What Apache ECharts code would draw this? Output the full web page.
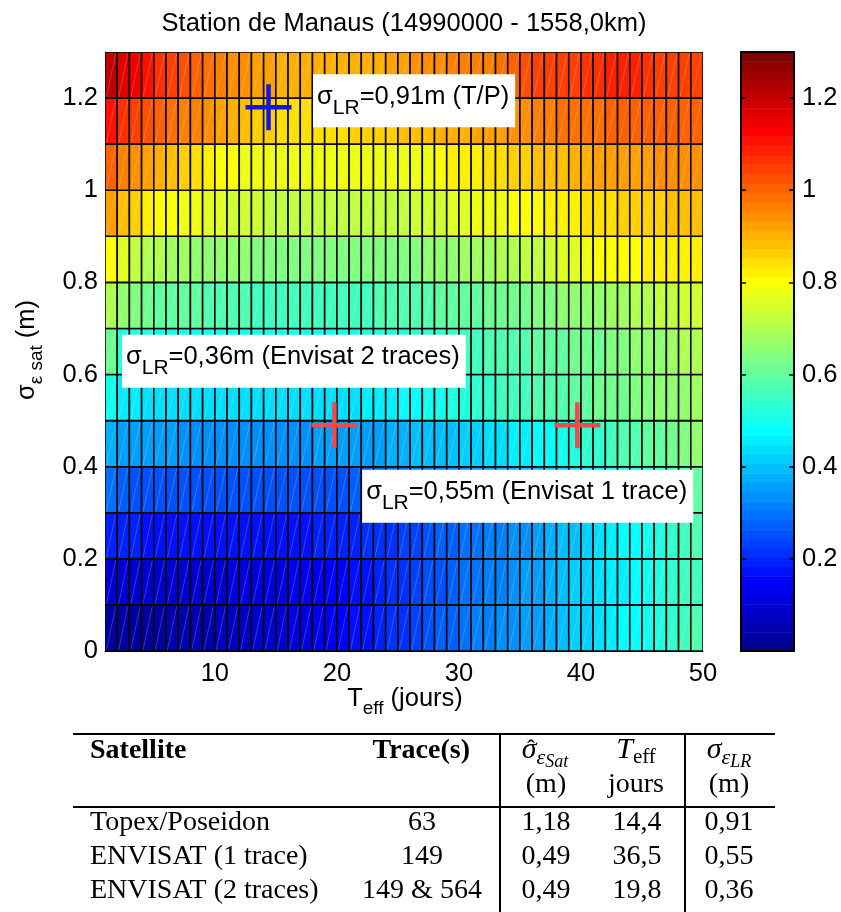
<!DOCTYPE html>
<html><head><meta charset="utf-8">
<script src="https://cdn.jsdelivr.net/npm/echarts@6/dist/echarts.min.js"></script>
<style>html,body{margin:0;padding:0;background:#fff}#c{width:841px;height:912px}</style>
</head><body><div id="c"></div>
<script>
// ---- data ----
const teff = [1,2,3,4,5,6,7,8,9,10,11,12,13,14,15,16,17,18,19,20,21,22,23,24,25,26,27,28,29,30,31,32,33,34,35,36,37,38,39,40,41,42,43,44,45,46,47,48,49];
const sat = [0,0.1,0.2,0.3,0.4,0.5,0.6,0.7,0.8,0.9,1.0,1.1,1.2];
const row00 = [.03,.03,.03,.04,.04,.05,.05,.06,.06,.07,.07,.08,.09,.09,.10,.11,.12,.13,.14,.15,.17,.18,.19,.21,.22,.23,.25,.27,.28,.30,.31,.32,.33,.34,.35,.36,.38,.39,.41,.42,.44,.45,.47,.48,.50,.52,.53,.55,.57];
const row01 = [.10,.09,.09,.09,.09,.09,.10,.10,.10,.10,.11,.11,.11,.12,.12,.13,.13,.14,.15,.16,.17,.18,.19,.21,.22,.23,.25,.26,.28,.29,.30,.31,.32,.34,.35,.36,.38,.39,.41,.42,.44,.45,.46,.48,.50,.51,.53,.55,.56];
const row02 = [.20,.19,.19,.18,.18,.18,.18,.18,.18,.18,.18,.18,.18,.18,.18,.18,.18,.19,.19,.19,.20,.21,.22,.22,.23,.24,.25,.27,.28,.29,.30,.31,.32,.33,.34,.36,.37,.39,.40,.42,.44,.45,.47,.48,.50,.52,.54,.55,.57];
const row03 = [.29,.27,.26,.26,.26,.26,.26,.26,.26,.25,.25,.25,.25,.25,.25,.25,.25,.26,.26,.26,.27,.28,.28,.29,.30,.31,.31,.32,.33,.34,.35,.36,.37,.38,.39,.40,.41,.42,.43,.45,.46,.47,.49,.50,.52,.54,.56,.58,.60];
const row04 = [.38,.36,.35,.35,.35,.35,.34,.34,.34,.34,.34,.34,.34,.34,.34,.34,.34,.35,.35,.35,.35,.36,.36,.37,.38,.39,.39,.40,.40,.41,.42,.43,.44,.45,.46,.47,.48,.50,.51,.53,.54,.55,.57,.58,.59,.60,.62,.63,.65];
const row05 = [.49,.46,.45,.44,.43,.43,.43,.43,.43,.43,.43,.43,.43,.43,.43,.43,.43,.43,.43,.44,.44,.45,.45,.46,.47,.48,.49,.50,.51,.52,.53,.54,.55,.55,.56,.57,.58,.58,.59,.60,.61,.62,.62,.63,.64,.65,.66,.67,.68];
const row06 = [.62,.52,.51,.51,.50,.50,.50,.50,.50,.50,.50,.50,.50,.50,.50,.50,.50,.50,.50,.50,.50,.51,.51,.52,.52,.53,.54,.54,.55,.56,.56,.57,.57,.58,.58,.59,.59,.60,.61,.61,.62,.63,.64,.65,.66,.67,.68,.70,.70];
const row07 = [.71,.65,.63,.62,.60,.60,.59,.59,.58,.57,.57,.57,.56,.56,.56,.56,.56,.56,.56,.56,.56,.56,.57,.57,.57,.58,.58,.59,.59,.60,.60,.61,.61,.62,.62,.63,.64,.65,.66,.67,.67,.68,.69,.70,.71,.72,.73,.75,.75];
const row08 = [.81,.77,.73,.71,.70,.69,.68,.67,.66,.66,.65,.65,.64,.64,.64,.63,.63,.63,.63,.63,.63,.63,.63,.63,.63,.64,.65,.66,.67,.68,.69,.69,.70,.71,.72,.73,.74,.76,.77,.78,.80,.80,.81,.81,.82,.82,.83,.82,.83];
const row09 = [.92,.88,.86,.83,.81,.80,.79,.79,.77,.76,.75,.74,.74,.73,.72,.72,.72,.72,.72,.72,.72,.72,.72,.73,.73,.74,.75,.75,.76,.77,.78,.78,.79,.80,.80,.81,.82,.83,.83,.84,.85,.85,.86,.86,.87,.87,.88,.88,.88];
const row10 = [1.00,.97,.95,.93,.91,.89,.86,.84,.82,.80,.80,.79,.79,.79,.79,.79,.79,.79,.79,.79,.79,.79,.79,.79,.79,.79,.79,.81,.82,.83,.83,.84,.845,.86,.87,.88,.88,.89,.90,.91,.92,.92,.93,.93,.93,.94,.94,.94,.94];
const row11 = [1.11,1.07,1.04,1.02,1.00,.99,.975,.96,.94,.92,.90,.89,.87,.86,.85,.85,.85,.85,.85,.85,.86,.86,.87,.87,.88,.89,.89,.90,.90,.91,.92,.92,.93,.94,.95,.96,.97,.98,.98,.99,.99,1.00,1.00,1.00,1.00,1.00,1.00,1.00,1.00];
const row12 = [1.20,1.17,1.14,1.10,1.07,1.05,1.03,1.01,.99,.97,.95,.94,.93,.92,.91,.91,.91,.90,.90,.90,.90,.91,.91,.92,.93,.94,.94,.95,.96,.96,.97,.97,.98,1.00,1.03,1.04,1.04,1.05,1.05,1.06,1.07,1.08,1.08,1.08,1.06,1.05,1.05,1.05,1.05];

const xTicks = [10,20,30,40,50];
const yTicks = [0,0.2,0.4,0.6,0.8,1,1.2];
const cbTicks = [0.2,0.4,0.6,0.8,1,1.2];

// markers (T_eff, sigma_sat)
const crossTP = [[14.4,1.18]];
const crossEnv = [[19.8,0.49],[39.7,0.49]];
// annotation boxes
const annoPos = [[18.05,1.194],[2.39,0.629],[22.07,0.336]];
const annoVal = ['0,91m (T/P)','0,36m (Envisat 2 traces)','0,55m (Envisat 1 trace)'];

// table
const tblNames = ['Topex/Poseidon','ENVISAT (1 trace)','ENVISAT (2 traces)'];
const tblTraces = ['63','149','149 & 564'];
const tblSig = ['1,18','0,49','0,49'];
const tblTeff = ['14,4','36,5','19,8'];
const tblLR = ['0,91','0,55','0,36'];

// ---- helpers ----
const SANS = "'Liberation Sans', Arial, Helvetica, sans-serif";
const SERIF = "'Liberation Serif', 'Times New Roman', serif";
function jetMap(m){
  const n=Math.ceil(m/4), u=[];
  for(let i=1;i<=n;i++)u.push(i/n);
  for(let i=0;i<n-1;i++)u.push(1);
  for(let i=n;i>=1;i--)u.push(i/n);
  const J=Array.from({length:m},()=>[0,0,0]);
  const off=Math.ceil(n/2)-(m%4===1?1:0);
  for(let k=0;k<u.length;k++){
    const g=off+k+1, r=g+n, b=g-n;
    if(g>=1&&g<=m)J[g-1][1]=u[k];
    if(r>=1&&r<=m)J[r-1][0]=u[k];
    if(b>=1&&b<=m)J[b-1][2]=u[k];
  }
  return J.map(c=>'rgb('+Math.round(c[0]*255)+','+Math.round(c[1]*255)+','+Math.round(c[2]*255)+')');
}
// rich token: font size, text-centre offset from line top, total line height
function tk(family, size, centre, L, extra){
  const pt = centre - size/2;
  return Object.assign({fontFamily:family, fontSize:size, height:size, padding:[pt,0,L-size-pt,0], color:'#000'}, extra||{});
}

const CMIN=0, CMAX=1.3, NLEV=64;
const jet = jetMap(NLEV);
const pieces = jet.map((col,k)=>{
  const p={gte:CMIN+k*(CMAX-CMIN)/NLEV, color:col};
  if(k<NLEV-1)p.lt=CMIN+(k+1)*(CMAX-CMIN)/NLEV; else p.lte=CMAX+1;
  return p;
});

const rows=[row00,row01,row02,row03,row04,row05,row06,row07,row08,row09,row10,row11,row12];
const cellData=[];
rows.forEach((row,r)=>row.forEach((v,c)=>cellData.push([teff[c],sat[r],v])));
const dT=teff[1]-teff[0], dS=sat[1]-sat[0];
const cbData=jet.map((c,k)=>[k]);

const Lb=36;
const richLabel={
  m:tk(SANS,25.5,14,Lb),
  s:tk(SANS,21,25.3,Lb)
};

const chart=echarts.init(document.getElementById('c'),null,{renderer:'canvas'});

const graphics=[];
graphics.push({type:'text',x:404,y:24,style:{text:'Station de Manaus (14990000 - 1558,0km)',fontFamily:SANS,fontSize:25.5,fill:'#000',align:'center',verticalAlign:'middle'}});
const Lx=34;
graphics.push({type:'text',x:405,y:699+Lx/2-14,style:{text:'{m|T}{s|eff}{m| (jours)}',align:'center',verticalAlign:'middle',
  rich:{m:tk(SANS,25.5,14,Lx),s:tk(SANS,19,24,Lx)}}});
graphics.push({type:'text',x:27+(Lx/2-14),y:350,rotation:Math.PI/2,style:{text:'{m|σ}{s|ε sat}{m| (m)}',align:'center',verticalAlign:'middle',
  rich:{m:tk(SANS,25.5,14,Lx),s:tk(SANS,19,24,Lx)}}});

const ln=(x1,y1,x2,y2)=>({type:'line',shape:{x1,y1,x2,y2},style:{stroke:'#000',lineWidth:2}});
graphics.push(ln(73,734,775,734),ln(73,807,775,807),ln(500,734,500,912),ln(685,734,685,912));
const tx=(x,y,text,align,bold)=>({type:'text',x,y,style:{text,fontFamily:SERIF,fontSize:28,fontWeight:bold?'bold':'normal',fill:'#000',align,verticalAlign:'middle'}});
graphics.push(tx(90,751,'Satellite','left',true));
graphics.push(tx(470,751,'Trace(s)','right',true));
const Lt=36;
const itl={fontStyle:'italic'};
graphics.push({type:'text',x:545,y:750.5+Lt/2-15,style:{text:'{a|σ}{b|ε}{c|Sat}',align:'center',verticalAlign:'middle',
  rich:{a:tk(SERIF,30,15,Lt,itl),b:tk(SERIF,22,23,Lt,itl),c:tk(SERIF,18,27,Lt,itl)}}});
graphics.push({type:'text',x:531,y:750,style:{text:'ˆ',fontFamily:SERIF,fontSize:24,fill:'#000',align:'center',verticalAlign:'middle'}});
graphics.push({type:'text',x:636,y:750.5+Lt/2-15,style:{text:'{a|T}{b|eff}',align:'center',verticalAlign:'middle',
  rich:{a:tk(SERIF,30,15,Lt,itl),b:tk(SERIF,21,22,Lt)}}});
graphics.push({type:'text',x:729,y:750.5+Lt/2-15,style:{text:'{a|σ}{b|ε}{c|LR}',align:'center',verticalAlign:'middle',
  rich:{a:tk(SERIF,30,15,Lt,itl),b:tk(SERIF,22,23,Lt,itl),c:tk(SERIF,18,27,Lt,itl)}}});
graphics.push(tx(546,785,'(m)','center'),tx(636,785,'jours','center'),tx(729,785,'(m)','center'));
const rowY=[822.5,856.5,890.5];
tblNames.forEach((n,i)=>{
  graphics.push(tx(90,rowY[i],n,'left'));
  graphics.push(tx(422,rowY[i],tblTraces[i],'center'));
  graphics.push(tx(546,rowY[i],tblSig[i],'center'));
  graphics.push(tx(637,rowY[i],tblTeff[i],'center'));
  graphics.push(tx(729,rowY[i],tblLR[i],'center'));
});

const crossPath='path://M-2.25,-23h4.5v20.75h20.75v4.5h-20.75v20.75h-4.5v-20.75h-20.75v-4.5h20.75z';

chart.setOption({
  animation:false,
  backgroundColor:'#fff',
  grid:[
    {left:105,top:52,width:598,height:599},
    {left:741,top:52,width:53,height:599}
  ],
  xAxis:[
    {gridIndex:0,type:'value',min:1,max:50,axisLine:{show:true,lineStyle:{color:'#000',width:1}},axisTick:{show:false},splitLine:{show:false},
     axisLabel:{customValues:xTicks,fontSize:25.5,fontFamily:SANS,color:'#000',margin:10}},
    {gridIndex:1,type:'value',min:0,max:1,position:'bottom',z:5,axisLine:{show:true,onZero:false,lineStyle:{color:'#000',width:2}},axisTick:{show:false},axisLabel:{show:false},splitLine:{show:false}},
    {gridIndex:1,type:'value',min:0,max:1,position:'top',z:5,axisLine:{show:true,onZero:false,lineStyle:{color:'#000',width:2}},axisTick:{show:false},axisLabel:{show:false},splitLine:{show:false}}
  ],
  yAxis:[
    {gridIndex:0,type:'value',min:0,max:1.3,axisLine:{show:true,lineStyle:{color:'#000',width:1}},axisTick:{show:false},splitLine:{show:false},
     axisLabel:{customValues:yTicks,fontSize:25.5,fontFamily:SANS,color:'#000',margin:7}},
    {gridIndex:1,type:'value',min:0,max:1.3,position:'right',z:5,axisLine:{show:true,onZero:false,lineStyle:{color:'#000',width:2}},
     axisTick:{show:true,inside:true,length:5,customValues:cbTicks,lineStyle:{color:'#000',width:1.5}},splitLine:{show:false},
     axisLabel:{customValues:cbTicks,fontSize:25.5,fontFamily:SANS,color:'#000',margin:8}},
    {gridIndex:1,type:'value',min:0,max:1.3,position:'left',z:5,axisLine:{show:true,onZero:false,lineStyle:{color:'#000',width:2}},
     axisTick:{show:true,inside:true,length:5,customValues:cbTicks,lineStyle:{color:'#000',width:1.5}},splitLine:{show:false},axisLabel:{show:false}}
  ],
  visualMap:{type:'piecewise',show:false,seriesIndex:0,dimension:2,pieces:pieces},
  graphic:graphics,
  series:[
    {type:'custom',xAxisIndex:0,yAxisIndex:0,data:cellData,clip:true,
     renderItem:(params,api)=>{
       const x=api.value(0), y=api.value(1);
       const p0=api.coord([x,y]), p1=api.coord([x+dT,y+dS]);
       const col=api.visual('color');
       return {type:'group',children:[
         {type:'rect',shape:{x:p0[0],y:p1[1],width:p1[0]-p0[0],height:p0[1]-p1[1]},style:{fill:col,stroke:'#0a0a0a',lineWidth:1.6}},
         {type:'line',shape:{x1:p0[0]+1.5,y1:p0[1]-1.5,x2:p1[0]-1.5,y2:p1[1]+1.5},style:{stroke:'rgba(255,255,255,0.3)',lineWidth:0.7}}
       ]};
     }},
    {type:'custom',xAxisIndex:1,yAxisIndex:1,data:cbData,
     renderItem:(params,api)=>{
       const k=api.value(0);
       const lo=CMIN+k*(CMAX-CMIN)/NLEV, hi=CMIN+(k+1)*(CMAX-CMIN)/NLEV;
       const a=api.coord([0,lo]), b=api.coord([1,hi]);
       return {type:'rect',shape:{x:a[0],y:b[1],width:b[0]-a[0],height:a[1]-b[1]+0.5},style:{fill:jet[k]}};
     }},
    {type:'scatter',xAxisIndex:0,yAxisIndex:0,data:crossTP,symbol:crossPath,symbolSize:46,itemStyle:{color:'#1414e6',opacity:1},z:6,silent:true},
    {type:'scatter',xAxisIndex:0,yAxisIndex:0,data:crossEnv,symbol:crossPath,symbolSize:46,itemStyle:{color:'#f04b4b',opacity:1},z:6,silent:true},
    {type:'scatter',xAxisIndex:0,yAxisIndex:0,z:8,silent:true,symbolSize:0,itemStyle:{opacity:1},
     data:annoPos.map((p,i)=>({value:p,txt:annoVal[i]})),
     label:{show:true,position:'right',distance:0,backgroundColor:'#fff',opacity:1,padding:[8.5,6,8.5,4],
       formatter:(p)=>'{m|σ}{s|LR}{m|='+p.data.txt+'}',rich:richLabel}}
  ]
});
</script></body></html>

* * *

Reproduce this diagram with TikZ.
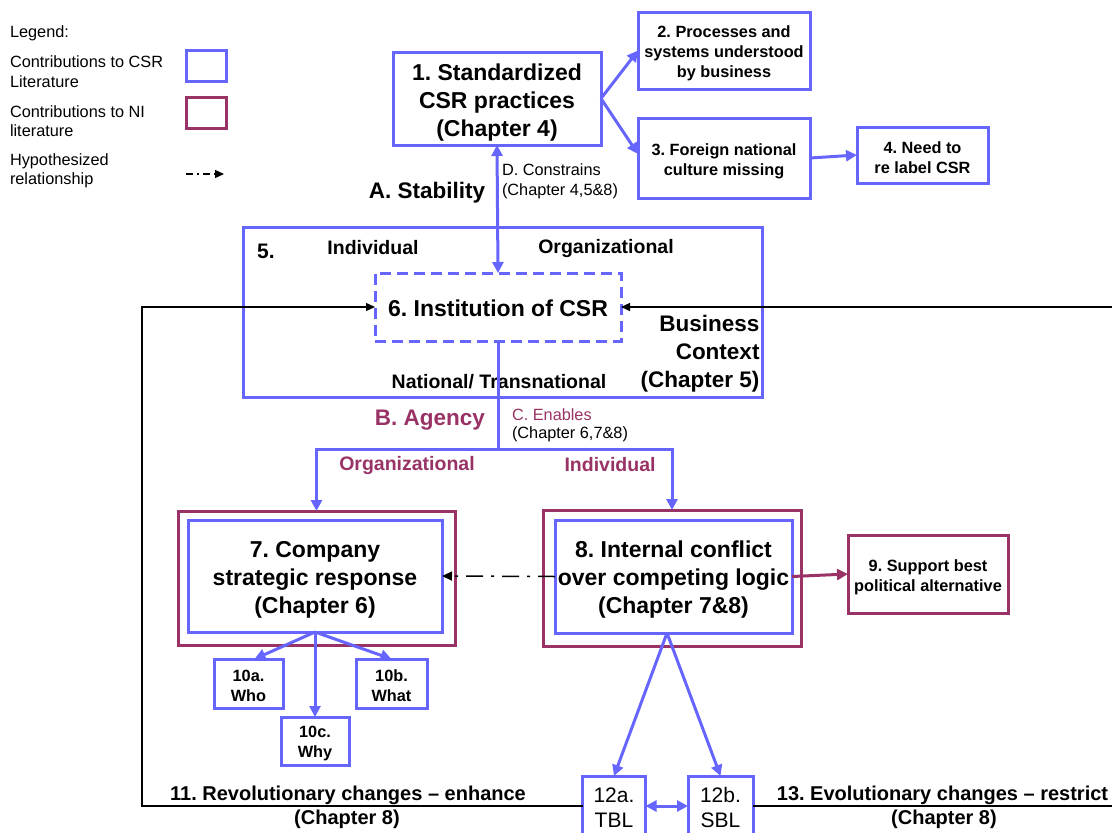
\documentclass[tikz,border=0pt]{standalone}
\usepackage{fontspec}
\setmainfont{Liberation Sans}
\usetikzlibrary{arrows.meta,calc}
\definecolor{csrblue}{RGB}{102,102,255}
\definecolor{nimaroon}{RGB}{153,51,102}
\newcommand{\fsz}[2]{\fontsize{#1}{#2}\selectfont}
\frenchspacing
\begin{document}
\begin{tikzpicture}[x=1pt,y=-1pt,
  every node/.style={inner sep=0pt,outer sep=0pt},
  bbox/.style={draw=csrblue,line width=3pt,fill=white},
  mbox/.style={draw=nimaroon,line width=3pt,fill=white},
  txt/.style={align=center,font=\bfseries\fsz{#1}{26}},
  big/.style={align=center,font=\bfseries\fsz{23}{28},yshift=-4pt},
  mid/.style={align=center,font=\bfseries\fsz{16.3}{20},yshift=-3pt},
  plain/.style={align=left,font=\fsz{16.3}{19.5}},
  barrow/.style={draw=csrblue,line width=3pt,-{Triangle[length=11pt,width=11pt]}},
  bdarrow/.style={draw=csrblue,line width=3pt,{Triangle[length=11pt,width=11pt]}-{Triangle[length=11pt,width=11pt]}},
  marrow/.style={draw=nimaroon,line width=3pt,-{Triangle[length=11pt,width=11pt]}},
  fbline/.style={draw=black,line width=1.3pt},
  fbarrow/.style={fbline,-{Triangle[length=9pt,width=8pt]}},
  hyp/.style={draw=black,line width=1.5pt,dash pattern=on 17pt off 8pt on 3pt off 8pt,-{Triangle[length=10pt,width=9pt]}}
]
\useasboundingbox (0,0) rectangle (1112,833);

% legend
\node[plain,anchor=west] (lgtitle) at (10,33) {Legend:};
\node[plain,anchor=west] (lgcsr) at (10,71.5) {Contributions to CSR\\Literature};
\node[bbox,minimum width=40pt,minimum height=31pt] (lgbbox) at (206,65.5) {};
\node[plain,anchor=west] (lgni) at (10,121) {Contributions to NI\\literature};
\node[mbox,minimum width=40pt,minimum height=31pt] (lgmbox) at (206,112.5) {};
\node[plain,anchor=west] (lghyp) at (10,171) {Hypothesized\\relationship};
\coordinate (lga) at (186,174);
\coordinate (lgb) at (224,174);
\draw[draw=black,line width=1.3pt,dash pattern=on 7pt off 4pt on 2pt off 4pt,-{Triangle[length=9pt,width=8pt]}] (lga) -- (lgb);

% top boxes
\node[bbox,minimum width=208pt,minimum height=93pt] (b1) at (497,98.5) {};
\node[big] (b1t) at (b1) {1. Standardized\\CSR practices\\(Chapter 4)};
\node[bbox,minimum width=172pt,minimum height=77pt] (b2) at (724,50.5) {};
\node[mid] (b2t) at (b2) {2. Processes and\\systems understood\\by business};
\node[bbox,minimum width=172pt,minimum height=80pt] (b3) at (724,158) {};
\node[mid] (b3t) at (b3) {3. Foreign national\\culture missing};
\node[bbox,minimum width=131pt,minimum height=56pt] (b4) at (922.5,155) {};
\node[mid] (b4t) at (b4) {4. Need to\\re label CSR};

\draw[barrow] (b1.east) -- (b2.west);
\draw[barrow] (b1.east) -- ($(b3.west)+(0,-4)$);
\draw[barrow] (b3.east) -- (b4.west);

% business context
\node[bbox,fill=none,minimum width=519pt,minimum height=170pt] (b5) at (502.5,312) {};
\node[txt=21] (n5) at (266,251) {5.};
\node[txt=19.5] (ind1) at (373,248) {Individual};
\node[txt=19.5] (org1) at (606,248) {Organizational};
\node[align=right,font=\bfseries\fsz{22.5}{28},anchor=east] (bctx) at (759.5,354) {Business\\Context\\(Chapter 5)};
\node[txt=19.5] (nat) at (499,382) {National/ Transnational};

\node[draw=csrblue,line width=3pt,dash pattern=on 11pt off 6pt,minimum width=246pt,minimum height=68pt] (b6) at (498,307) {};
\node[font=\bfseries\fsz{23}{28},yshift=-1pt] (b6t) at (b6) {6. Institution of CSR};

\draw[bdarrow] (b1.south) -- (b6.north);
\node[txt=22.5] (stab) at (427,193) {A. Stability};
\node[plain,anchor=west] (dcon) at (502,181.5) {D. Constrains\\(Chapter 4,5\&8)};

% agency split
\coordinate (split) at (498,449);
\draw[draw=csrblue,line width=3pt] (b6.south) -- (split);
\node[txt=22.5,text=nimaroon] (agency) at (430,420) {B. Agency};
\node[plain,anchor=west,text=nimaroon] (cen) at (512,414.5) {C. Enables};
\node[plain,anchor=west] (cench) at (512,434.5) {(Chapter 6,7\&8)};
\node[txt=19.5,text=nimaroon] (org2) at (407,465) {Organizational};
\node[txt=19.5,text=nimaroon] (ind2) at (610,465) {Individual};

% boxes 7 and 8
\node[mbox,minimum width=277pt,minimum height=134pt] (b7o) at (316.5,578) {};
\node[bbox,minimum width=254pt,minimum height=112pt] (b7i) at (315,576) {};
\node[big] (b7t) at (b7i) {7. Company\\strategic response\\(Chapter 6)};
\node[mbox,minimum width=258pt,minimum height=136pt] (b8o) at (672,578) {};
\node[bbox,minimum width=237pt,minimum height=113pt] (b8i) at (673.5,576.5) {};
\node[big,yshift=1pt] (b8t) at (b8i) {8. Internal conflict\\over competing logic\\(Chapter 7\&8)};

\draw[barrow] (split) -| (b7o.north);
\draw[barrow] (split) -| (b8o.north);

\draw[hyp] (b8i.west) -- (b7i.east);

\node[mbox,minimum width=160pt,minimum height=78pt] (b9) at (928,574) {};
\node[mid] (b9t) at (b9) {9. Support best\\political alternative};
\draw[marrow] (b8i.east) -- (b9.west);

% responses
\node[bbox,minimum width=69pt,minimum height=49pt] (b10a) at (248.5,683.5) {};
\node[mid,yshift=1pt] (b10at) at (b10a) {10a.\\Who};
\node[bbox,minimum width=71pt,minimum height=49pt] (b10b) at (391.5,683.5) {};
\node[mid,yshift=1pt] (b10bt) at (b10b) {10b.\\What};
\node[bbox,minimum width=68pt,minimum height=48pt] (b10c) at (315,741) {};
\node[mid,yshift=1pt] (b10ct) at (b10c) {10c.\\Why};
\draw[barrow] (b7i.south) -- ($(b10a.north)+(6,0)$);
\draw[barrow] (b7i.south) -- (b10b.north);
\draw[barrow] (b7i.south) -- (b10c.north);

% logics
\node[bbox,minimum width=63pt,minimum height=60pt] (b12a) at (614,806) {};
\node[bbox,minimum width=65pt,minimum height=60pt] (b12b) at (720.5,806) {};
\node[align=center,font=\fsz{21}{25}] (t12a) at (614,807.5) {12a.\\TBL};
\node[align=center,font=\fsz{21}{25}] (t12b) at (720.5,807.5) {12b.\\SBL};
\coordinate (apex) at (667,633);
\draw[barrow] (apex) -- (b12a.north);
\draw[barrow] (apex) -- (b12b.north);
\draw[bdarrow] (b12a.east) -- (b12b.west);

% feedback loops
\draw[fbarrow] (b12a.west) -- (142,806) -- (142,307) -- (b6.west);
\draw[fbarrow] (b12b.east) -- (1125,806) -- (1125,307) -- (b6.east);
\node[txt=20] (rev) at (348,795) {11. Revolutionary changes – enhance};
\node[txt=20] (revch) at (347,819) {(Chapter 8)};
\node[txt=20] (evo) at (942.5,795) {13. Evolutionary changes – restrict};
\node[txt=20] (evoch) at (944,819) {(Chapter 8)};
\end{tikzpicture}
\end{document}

* * *

EXERCISE DIRECTIONS
Filter the listing above for the string "this" and copy every matching line.

REPLY
What Apache ECharts code would draw this? Output the full web page.
Reproduce this diagram with TikZ.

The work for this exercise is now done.